2) A Chinese solution. China would cut some sort of deal
to remove North Korean missiles — or even the Kim regime itself through a coup
or uprising — in exchange for controlling the future of North Korea. That would
likely mean not allowing a democratic, free, Westernized, and unified Korean
peninsula on its borders.
Other than disassociating itself from the future status
of North Korea, the U.S. should ensure that it does not give any concessions to
China to remove the nukes. Such an indulgence would only reward North Korea
nuclear roguery and ensure that the cycle of the last three decades would be
endlessly repeated.
3) Forced removal. Barring acceptance of the status quo
or a Chinese solution, the U.S. would be forced to accept widespread
malnutrition of the North Korean populace and a constant ratcheting up of
pressures to eliminate Pyongyang’s nuclear weapons.

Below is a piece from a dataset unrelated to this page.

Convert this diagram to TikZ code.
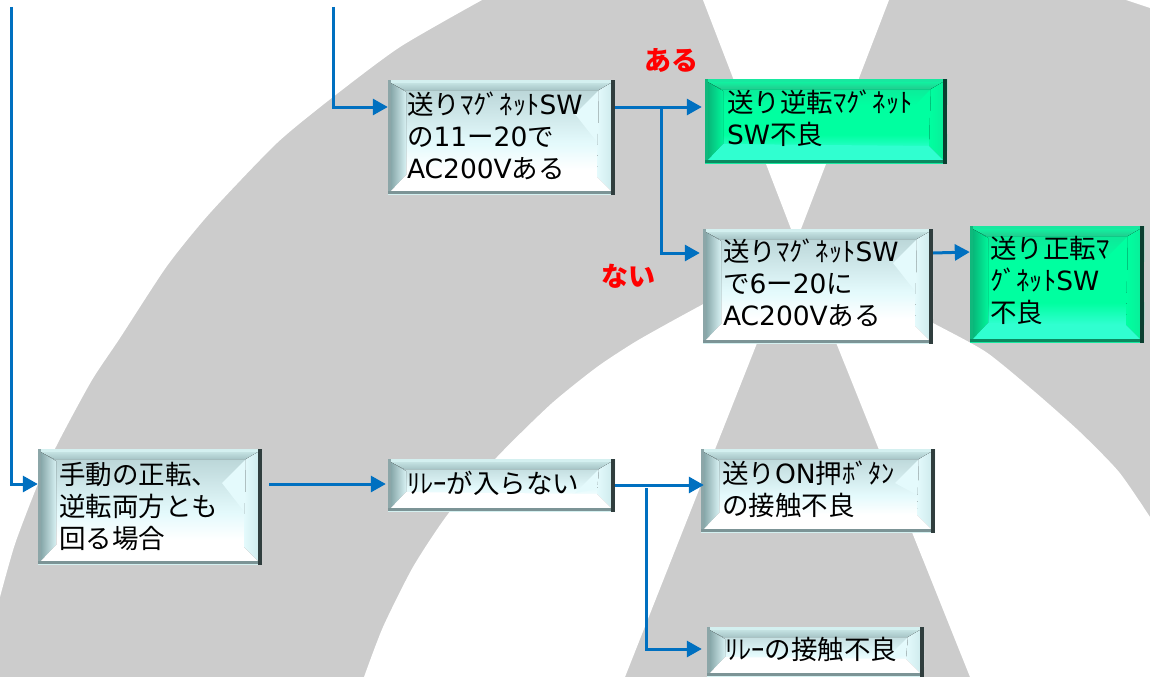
\documentclass[tikz,border=0pt]{standalone}
\usepackage{fontspec}
\usetikzlibrary{arrows.meta}
\setmainfont{Noto Sans CJK JP}
\newfontfamily\latf{DejaVu Sans}
\newcommand\la[1]{{\latf #1}}
% bevel palettes
\definecolor{cyFT}{HTML}{B4D0D2}\definecolor{cyFM}{HTML}{E4FAFC}\definecolor{cyFB}{HTML}{FFFFFF}
\definecolor{cyTA}{HTML}{C4E2E2}\definecolor{cyTB}{HTML}{A6C4C6}
\definecolor{cyLA}{HTML}{88A8AA}\definecolor{cyLB}{HTML}{D6F0F2}
\definecolor{cyRA}{HTML}{E4FAFC}\definecolor{cyRB}{HTML}{D0ECEE}
\definecolor{cyRim}{HTML}{D4F0F0}\definecolor{cyEL}{HTML}{8CA6A8}
\definecolor{cyER}{HTML}{303E3E}\definecolor{cyEB}{HTML}{7C9496}
\def\cystopA{.55}\def\cystopB{.56}\def\cystopC{.78}
\definecolor{grFT}{HTML}{12E096}\definecolor{grFM}{HTML}{00FFA0}\definecolor{grFB}{HTML}{30FFD0}
\definecolor{grTA}{HTML}{12F0A0}\definecolor{grTB}{HTML}{22CC8E}
\definecolor{grLA}{HTML}{08B87A}\definecolor{grLB}{HTML}{00F59A}
\definecolor{grRA}{HTML}{00FFA0}\definecolor{grRB}{HTML}{08F09A}
\definecolor{grRim}{HTML}{18E8A0}\definecolor{grEL}{HTML}{10B87C}
\definecolor{grER}{HTML}{0A3F30}\definecolor{grEB}{HTML}{0A8A60}
\def\grstopA{.3}\def\grstopB{.66}\def\grstopC{.84}
\definecolor{bgGray}{HTML}{CCCCCC}
\definecolor{lnBlue}{HTML}{0070C0}
\newcommand\bevelpic[3]{% palette, x1, y1
  \pgfmathsetmacro\ya{\bh*\csname #1stopA\endcsname}%
  \pgfmathsetmacro\yb{\bh*\csname #1stopB\endcsname}%
  \pgfmathsetmacro\yc{\bh*\csname #1stopC\endcsname}%
  \begin{scope}[shift={(#2,#3)}]
    \fill[#1FB] (0,0) rectangle (\bw,\bh);
    \fill[top color=#1FM,bottom color=#1FB] (0,\yb-0.5) rectangle (\bw,\yc);
    \fill[#1FM] (0,\ya-0.5) rectangle (\bw,\yb);
    \fill[top color=#1FT,bottom color=#1FM] (0,0) rectangle (\bw,\ya);
    % lighter wedge at the upper right of the face
    \fill[#1FM] (\bw-16,10) -- (\bw-40,34) -- (\bw-16,\yb) -- cycle;
    \fill[left color=#1LA,right color=#1LB] (3,3) -- (18,12) -- (18,\bh-20) -- (3,\bh-4) -- cycle;
    \fill[top color=#1TA,bottom color=#1TB] (3,3) -- (\bw-4,3) -- (\bw-16,10) -- (16,10) -- cycle;
    \fill[left color=#1RA,right color=#1RB] (\bw-4,3) -- (\bw-4,\bh-4) -- (\bw-18,\bh-18) -- (\bw-16,10) -- cycle;
    \fill[#1FB] (3,\bh-4) -- (18,\bh-20) -- (\bw-18,\bh-18) -- (\bw-4,\bh-4) -- cycle;
    \fill[#1Rim] (0,0) rectangle (\bw,3);
    \fill[#1EL] (0,0) rectangle (3,\bh);
    \fill[#1EB] (0,\bh-4) rectangle (\bw,\bh-1);
    \fill[#1Rim] (0,\bh-1) rectangle (\bw,\bh);
    \fill[#1ER] (\bw-4,0) rectangle (\bw,\bh);
  \end{scope}}
\tikzset{
  bevelbox/.style={rectangle,inner xsep=0pt,inner ysep=0pt,align=left,font=\fontsize{26.5}{32}\selectfont,text=black},
  flow/.style={draw=lnBlue,line width=3pt,-{Triangle[length=15pt,width=16pt]}},
  answer/.style={text=red,font=\fontsize{27}{32}\selectfont\bfseries}
}
% name, x1, y1, x2, y2, palette, pad, lift, text
\newcommand\bx[9]{%
  \pgfmathsetmacro\bw{#4-#2}\pgfmathsetmacro\bh{#5-#3}%
  \pgfmathsetmacro\bcx{(#2+#4)/2}\pgfmathsetmacro\bcy{(#3+#5)/2}%
  \pgfmathsetmacro\btw{\bw-2*#7}\pgfmathsetmacro\bsk{2*#8}%
  \bevelpic{#6}{#2}{#3}%
  \node[bevelbox,minimum width=\bw pt,minimum height=\bh pt,text width=\btw pt] (#1) at (\bcx,\bcy) {#9\par\nointerlineskip\kern\bsk pt\hbox{}};}
\begin{document}
\begin{tikzpicture}[x=1pt,y=-1pt]
\useasboundingbox (0,0) rectangle (1150,677);
\begin{scope}
\clip (0,0) rectangle (1150,677);
\fill[bgGray] (0,0) rectangle (1150,677);
\fill[white] (0,0) -- (482,0) -- plot[smooth,tension=.4] coordinates {(482,0) (400,47) (333,97) (277,143) (210,213) (167,266) (120,338) (92,380) (61,437) (38,484) (15,544) (0,597)} -- cycle;
\fill[white] (625,677) -- (778,290) -- (720,295) -- plot[smooth,tension=.4] coordinates {(720,295) (674,320) (635,342) (597,367) (551,404) (497,457) (448,514) (413,567) (383,627) (364,677)} -- cycle;
\fill[white] (970,677) -- (815,290) -- (900,305) -- plot[smooth,tension=.4] coordinates {(900,305) (933,323) (986,352) (1035,392) (1080,432) (1119,472) (1150,517)} -- (1150,677) -- cycle;
\fill[white] (703,0) -- (796,242) -- (889,0) -- cycle;
\fill[white] (1126,0) -- (1150,8) -- (1150,0) -- cycle;
\end{scope}
% boxes
\bx{bA}{388}{80}{615}{195}{cy}{19}{2}{送りﾏｸﾞﾈｯﾄ\la{SW}\\の\la{11}ー\la{20}で\\\la{AC200V}ある}
\bx{gA}{705}{79}{947}{164}{gr}{22}{3}{送り逆転ﾏｸﾞﾈｯﾄ\\\la{SW}不良}
\bx{bB}{703}{229}{933}{344}{cy}{20}{4}{送りﾏｸﾞﾈｯﾄ\la{SW}\\で\la{6}ー\la{20}に\\\la{AC200V}ある}
\bx{gB}{970}{226}{1144}{343}{gr}{20}{4.5}{送り正転ﾏ\\ｸﾞﾈｯﾄ\la{SW}\\不良}
\bx{bC}{38}{449}{262}{565}{cy}{21}{0.5}{手動の正転、\\逆転両方とも\\回る場合}
\bx{bD}{388}{459}{615}{512}{cy}{19}{2}{ﾘﾚｰが入らない}
\bx{bE}{701}{449}{935}{533}{cy}{21}{2}{送り\la{ON}押ﾎﾞﾀﾝ\\の接触不良}
\bx{bF}{707}{627}{924}{677}{cy}{18}{3}{ﾘﾚｰの接触不良}
\node[answer] (ansYes) at (671,60) {ある};
\node[answer] (ansNo) at (628,276) {ない};
% free ends and junctions
\coordinate (topA) at (11,7);
\coordinate (topB) at (333,7);
\coordinate (jA) at (661,107);
\coordinate (jB) at (646,488);
% connectors
\draw[flow] (topA) |- (bC.west |- 0,484);
\draw[flow] (topB) |- (bA.west |- 0,107);
\draw[flow] (bA.east |- 0,107) -- ([xshift=-3pt]gA.west |- 0,107);
\draw[flow] (jA) |- ([xshift=-3pt]bB.west |- 0,253);
\draw[flow] (bB.east |- 0,253) -- (gB.west |- 0,252);
\draw[flow] ([xshift=7pt]bC.east |- 0,484) -- ([xshift=-2pt]bD.west |- 0,484);
\draw[flow] (bD.east |- 0,485) -- ([xshift=3pt]bE.west |- 0,485);
\draw[flow] (jB) |- ([xshift=-5pt]bF.west |- 0,649);
\end{tikzpicture}
\end{document}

Such leverage might include radical bilateral trade
sanctions against China. The Japanese, Taiwanese, and South Korean militaries
could threaten to go nuclear.
The U.S. should sponsor a Manhattan Project-style
regional comprehensive missile defense system. It could also ban Chinese
Communist Party officials and their families from U.S. soil.
Such pressures might force something quite unpredictable
to happen.
A doomed North Korea could launch a missile, invade South
Korea, be forced to disarm, or disintegrate amid coups or popular uprisings. A
humiliated China would likely either be pressed to quietly abandon North Korea
or find financial, economic, and military ways to harm the U.S.
4) Preemption. Barring the “peaceful” options of
defanging nuclear North Korea, the U.S. and its Japanese and South Korean
allies would have to disable the missiles through military force.
Such a nightmarish action would not be limited to
“surgical strikes.” Instead, it would have to include massive attacks on North
Korean missile sites, command and control centers, artillery and missile
platforms, military bases, and WMD repositories.
Such preemption would quickly escalate to a
general-theater war — or worse.
Last-gasp North Korean nukes might escape preemptive
bombing and be launched at Japan, South Korea, America’s Pacific bases, and the
U.S. West Coast.
A tottering North Korea could order a full-fledged
artillery pounding of Seoul, chemical and cyber attacks, and a conventional
ground invasion of South Korea.
The U.S. and its allies would win such a war. But the
cost could be catastrophic and prompt global recession.
No one knows what China would do in such an exigency.
Would it merely cry crocodile tears while its troublesome patron disappeared?
Or to save its last communist client, would China send troops into the
peninsula as it did in the fall of 1950?
One thing is always certain. The naive architects of
appeasement who watch as monsters grow always win short-term praise for
avoiding immediate war. Their realist successors, who are forced to cage or
destroy such full-grown beasts, are usually labeled as war mongers.